Nevertheless, the BOSTON POLICE DEPARTMENT has earned a Muzzle for overzealousness that went way beyond the call of public duty. Last February, police arrested the celebrated street artist Shepard Fairey on his way to an event at the Institute of Contemporary Art, which was hosting an exhibition of his work (the Phoenix was a sponsor). The arrest was clearly a publicity stunt, based on old warrants. As Fairey was quoted as saying afterward, the timing "was designed to create as much inconvenience for me and the museum as possible."

That wasn't the only lesson Fairey received about freedom of expression during the past year. He and the Muzzle-worthy Associated Press are involved in a preposterous legal battle over Fairey's now-iconic "Hope" poster of Barack Obama, which is based on an AP photo. As in the case of J.D. Salinger (above), Fairey's poster is a "transformative" use of the photo protected by the long-established fair-use exception to copyright laws.

Perhaps the AP case will help Fairey see the light in his own Salingeresque case against an artist named Baxter Orr, whom Fairey is suing for Orr's parody of Fairey's famous image of the late professional wrestler Andre the Giant. Orr is relying on exactly the same fair-use doctrine as Fairey. Fairey should back off.

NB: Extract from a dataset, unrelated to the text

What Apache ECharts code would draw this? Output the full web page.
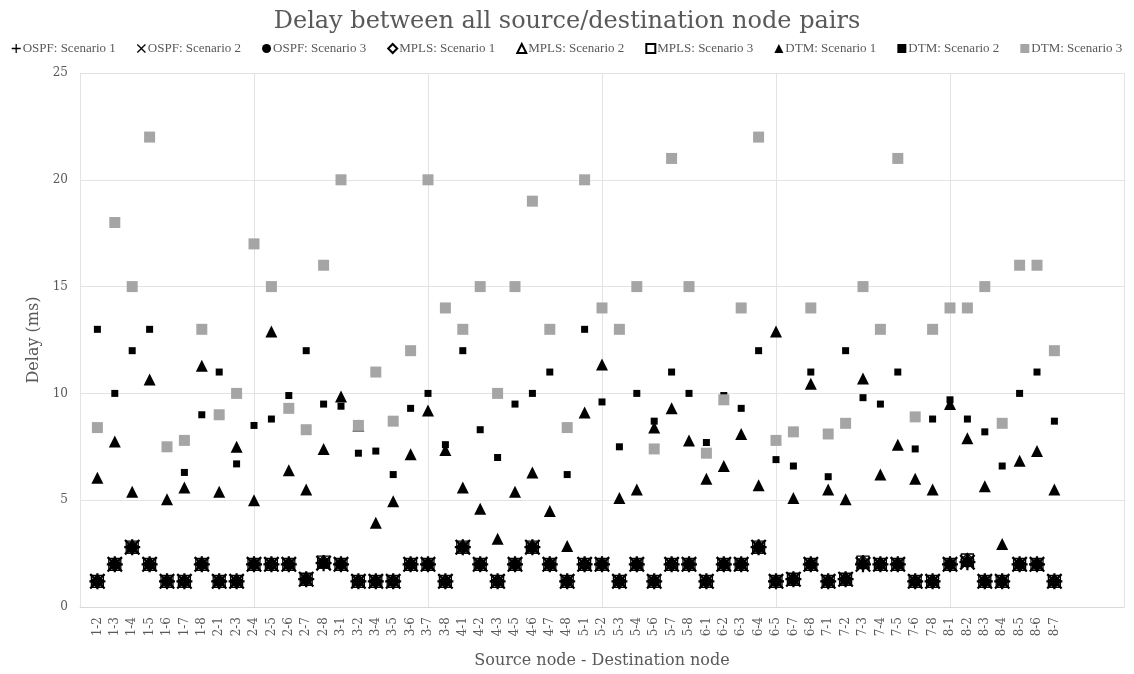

Still, it's the Boston Police — the recipients of several Muzzles over the years — who are most deserving of criticism, not only because of their grandstanding but because of the weakness of their case. After Fairey contended that he wasn't even in Boston on the dates alleged in the complaint, prosecutors dropped many of the charges against him.

Fairey's arrest amounted to harassment, and was a self-inflicted blow to a city whose reputation is already none too welcoming of artists.